Repeat the listing below word for word, stopping after the line that contains "import * as".

===

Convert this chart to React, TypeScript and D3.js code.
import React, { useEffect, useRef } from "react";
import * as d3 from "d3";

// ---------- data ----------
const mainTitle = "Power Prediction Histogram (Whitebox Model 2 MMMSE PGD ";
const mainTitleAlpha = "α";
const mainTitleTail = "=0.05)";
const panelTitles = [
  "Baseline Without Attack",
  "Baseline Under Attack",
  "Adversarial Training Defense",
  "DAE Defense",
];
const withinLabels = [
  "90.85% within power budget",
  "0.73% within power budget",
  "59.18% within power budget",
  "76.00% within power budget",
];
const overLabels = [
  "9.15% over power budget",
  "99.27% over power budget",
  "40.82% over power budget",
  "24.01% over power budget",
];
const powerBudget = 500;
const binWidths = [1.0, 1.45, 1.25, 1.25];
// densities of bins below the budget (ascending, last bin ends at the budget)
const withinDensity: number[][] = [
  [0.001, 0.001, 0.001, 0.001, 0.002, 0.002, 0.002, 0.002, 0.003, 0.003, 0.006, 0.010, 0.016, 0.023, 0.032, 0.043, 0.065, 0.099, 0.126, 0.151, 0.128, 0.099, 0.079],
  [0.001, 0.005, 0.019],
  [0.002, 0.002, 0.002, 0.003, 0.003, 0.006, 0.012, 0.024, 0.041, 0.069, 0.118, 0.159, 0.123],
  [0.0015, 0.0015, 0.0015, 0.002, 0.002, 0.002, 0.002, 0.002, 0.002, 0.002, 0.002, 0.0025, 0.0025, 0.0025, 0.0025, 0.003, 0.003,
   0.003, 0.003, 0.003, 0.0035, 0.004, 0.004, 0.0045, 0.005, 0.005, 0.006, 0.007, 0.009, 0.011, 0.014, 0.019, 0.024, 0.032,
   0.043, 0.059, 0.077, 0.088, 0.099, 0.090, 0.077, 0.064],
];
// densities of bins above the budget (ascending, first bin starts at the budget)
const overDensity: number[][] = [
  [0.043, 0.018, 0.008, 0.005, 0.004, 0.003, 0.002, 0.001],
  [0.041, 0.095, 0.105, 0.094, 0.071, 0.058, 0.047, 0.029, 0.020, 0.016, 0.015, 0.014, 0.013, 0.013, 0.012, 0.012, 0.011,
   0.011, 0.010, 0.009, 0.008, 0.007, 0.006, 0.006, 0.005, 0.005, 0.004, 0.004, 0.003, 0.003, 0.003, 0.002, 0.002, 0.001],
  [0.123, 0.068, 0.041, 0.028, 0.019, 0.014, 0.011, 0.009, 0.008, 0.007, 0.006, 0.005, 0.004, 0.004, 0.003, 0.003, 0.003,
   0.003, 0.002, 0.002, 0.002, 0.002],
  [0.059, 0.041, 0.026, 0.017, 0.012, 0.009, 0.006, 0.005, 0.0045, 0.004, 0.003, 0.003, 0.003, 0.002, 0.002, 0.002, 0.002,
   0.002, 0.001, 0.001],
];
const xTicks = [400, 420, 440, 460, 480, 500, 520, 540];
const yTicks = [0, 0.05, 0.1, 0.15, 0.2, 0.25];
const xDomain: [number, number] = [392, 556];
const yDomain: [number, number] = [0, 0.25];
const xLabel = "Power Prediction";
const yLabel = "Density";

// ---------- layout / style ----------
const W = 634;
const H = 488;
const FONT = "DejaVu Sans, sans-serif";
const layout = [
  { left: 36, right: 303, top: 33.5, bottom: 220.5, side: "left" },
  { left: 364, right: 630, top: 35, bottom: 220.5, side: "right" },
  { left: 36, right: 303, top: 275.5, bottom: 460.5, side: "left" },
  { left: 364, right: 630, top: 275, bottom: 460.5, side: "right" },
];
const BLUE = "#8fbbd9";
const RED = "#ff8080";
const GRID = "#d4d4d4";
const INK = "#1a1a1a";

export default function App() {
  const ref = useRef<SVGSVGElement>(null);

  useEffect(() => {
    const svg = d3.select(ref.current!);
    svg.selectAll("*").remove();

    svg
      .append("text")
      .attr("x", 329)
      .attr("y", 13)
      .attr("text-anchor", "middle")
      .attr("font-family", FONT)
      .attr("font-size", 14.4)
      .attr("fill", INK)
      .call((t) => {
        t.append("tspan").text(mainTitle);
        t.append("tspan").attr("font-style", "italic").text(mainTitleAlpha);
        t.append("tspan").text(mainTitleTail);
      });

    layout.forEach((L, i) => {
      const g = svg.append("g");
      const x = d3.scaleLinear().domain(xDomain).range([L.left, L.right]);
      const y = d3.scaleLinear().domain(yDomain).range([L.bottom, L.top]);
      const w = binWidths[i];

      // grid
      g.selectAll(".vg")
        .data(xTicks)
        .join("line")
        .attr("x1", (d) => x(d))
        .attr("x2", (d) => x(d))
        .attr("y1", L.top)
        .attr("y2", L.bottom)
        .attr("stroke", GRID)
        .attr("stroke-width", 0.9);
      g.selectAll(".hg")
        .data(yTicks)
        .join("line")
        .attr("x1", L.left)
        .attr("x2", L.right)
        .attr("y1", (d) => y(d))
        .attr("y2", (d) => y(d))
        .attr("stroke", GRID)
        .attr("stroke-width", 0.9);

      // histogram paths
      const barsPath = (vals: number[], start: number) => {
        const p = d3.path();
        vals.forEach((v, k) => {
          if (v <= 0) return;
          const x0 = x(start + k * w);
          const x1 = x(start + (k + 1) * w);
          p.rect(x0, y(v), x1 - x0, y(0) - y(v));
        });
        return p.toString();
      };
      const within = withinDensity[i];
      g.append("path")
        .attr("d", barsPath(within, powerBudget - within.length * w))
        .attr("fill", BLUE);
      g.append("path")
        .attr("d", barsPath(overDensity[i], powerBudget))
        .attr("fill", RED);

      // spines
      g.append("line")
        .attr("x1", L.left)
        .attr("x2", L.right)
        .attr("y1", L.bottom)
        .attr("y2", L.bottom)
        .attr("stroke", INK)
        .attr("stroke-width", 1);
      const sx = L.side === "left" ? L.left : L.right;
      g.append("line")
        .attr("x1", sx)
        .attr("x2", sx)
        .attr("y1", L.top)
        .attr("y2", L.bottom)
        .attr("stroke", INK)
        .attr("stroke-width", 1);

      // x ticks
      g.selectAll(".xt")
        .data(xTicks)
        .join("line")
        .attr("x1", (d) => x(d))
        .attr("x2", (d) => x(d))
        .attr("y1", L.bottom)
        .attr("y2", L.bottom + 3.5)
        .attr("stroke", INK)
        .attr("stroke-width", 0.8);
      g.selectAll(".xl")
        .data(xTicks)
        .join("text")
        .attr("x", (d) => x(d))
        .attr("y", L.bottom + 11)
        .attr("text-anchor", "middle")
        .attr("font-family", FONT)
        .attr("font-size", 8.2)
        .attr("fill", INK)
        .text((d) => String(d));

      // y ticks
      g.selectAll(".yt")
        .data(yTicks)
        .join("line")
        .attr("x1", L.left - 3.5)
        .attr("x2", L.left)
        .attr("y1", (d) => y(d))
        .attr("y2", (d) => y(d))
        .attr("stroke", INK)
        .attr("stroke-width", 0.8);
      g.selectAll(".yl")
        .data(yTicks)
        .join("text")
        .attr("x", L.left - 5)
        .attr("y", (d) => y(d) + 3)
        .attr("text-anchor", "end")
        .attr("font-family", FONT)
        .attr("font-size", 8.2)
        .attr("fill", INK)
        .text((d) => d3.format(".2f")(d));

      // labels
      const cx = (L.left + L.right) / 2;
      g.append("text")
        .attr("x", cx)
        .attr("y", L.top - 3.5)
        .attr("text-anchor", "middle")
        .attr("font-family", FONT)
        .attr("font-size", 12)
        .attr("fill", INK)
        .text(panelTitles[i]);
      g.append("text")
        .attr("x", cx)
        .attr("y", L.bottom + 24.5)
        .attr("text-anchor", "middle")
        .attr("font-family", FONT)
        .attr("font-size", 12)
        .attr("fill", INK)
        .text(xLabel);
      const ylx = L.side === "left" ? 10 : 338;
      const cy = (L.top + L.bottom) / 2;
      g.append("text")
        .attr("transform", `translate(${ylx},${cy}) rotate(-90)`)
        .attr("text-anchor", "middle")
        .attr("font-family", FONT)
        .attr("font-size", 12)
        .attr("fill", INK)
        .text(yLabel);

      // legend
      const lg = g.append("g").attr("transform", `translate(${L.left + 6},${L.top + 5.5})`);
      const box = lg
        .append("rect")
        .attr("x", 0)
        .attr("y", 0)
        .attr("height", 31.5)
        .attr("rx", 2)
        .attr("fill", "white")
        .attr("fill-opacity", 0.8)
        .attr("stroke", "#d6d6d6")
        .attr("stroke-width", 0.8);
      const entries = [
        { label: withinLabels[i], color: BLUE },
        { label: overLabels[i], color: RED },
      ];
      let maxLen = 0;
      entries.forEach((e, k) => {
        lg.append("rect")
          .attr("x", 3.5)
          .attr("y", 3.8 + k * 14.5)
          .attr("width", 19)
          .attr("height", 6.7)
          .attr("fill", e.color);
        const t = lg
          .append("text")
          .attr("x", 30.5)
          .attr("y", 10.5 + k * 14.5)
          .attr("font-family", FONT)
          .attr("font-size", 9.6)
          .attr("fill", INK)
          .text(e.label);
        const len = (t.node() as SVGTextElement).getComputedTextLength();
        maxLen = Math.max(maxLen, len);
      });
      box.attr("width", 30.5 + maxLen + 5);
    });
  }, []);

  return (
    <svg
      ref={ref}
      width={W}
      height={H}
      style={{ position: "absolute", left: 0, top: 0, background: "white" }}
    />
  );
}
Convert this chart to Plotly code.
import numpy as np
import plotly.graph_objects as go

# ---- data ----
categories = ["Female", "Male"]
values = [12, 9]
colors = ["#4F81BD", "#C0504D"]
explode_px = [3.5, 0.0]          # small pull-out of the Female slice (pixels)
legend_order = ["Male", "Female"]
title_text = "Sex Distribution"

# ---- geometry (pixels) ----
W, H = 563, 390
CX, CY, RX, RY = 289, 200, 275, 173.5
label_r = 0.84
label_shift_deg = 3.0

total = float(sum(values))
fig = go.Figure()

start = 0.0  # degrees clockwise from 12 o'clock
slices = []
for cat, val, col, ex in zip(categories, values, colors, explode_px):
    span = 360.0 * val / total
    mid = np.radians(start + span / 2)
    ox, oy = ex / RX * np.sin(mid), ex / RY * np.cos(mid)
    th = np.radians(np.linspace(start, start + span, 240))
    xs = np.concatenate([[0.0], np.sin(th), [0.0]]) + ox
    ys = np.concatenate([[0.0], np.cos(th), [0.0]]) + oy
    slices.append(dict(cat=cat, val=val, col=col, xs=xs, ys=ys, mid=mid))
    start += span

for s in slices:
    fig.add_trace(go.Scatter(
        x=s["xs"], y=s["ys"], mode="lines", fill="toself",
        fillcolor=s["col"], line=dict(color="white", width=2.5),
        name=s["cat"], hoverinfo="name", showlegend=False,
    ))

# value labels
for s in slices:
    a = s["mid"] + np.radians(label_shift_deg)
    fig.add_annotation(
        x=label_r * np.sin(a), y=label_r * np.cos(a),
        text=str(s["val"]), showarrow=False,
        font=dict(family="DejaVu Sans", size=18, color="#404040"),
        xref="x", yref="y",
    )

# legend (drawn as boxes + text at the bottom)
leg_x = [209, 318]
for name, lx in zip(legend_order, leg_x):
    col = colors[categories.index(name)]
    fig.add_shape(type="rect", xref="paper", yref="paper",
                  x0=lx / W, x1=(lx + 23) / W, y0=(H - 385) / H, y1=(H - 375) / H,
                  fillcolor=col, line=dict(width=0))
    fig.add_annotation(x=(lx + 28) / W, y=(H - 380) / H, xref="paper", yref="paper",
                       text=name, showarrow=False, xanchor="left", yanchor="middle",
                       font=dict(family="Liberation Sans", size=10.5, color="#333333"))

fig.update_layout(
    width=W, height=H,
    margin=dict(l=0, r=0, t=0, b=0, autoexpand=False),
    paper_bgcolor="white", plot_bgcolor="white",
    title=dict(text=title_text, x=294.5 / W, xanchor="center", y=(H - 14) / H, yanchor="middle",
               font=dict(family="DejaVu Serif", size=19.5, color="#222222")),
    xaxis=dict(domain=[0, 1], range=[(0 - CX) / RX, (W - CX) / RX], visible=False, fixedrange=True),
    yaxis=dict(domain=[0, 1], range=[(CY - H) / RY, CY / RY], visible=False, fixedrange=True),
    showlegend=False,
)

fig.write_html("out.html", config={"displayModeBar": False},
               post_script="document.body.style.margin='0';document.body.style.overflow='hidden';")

===

Output for this exercise =
Convert this chart to React, TypeScript and D3.js code.
import React, { useEffect, useRef } from "react";
import * as d3 from "d3";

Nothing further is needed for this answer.